----- Record extracts -----

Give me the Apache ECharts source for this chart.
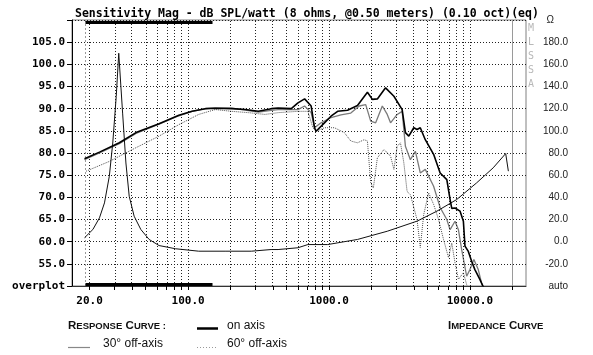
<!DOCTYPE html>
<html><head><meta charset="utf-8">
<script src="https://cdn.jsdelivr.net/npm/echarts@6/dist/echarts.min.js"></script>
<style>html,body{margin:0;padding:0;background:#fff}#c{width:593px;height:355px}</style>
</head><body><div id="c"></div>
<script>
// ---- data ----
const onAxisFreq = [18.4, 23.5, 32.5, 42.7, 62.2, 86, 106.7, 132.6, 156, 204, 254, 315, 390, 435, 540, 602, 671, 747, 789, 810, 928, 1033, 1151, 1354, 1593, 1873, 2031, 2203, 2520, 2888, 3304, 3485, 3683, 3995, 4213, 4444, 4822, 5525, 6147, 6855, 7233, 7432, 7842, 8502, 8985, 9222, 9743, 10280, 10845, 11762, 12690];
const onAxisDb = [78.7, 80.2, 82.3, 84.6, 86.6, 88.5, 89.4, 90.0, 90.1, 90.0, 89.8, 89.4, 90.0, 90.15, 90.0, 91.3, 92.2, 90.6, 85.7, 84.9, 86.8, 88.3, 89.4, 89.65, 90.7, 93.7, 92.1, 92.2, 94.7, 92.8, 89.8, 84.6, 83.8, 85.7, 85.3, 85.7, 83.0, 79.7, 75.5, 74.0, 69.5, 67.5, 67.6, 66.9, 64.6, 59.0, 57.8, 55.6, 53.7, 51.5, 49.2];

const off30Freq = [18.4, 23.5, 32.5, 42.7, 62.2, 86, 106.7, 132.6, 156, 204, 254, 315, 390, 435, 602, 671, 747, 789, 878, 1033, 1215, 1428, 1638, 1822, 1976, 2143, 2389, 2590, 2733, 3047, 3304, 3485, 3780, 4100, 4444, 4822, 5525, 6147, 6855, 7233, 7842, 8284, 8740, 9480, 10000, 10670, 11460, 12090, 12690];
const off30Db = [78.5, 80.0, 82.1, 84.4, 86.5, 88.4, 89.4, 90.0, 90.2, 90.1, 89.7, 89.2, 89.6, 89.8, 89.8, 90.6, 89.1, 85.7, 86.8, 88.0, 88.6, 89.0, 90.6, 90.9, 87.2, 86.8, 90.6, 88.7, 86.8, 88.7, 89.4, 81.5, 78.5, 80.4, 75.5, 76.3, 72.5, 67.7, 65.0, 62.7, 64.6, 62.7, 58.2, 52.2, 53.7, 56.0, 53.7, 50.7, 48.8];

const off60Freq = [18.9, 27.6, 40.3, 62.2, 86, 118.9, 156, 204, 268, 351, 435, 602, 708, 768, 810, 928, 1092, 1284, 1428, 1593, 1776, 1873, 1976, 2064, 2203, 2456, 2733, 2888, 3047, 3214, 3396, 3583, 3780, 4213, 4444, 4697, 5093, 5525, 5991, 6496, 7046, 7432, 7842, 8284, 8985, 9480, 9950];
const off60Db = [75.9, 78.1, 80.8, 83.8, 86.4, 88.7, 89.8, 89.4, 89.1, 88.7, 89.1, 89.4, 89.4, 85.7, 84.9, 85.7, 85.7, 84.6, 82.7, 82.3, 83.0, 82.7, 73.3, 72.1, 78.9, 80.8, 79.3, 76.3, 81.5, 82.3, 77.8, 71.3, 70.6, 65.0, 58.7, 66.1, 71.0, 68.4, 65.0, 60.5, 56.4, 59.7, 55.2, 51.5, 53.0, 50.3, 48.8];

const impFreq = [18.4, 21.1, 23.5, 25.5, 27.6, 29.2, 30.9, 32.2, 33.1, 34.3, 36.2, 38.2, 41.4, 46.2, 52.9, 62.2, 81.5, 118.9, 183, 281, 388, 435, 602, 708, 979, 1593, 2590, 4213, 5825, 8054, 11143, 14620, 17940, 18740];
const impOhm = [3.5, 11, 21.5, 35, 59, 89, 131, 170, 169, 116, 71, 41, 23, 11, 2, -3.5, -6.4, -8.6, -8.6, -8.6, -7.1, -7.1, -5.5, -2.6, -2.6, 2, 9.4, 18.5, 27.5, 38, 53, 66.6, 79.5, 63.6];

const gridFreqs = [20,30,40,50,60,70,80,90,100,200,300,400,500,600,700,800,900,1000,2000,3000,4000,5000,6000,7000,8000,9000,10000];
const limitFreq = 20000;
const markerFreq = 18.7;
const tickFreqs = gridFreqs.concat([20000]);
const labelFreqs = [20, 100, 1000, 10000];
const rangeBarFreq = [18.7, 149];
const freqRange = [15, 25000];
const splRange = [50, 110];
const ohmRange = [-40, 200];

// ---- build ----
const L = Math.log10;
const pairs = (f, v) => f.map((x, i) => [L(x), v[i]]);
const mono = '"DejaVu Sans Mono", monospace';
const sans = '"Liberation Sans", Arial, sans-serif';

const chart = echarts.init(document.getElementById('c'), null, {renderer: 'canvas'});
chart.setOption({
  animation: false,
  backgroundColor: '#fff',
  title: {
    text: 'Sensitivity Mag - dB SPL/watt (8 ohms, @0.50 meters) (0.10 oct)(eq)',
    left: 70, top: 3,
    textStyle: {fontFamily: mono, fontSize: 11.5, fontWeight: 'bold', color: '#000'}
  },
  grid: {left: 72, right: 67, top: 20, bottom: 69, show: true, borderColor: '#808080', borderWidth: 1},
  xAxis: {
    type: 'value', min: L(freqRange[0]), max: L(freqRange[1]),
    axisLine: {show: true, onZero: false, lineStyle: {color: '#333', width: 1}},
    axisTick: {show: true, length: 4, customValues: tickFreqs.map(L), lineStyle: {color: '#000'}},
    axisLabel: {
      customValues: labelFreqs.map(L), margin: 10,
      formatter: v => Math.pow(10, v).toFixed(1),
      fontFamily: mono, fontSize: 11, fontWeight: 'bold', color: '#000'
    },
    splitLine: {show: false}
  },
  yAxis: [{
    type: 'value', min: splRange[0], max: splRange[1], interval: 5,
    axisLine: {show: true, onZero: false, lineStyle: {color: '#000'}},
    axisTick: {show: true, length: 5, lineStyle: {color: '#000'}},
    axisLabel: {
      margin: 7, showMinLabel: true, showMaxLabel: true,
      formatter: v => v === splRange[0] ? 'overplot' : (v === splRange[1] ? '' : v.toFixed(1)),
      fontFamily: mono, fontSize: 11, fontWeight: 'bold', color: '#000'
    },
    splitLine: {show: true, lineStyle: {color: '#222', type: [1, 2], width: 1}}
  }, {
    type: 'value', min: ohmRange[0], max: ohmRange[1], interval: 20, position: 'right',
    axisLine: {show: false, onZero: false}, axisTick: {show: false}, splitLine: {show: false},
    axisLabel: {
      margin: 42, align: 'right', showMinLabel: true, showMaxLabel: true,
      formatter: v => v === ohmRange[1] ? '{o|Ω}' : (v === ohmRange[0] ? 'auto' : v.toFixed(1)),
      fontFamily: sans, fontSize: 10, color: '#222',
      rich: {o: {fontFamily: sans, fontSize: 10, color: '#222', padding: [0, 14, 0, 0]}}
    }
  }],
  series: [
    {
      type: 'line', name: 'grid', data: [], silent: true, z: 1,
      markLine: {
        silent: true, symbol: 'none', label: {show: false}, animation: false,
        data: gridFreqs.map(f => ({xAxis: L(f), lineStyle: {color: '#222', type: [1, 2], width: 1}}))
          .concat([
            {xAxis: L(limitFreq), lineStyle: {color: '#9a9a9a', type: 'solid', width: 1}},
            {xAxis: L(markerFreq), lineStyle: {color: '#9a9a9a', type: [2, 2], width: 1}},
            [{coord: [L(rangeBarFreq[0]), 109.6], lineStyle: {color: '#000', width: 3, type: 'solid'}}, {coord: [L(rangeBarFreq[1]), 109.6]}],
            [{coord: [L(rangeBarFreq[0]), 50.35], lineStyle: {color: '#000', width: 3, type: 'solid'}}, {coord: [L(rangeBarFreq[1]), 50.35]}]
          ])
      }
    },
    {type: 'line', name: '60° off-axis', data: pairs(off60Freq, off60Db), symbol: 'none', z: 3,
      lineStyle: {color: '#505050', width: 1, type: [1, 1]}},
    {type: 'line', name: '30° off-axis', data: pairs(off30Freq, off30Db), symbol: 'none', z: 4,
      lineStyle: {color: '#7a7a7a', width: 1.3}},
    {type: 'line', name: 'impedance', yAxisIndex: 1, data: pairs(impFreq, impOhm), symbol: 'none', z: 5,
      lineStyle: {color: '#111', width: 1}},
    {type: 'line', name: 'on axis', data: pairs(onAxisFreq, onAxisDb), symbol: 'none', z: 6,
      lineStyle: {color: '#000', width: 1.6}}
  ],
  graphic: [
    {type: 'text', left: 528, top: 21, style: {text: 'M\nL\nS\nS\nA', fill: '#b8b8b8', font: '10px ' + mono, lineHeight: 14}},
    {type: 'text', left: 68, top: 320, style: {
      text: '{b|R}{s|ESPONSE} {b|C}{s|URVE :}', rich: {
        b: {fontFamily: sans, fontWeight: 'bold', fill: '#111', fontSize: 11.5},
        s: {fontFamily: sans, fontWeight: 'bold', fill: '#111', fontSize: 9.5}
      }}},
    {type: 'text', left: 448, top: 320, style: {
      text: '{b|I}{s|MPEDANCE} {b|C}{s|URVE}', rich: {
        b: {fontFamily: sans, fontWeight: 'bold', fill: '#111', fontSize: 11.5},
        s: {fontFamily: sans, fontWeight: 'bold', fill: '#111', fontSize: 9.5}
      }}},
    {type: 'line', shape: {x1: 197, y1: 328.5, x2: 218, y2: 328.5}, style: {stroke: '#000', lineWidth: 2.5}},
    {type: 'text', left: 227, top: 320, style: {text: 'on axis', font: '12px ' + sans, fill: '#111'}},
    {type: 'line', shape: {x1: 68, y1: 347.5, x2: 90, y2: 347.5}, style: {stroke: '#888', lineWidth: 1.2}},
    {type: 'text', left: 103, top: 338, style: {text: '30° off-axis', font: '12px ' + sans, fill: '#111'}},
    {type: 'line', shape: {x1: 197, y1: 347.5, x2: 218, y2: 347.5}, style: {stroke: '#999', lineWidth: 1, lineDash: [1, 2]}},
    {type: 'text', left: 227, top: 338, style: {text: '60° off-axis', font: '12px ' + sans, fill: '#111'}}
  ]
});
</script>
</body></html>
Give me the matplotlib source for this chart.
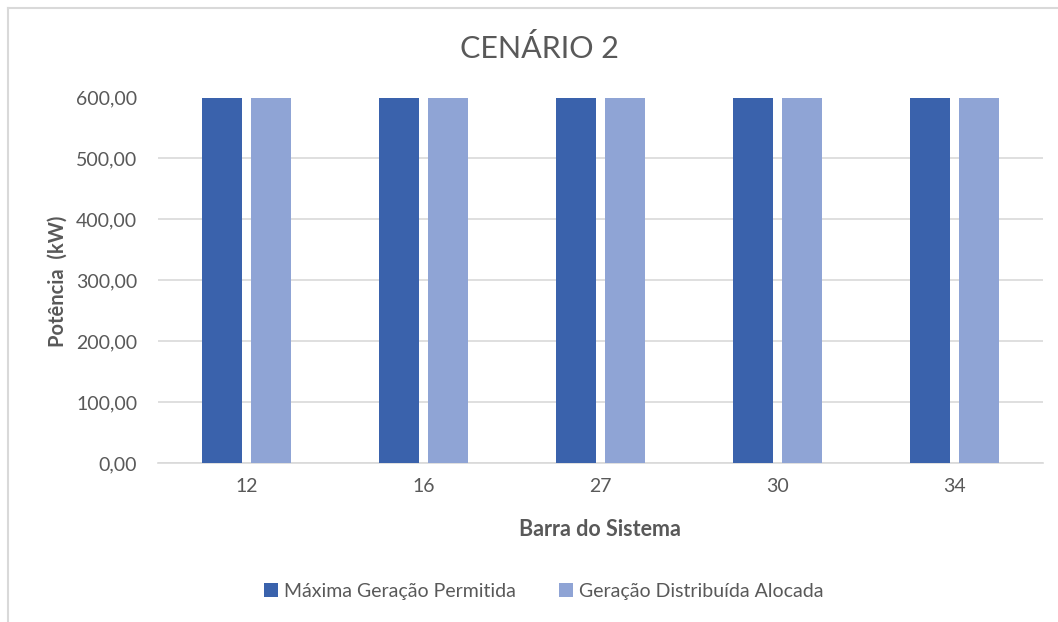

-----

## Goal
Copy out each line of the data containing the string "this".

## Complete response
Give me the Apache ECharts source for this chart.
Give me the matplotlib source for this chart.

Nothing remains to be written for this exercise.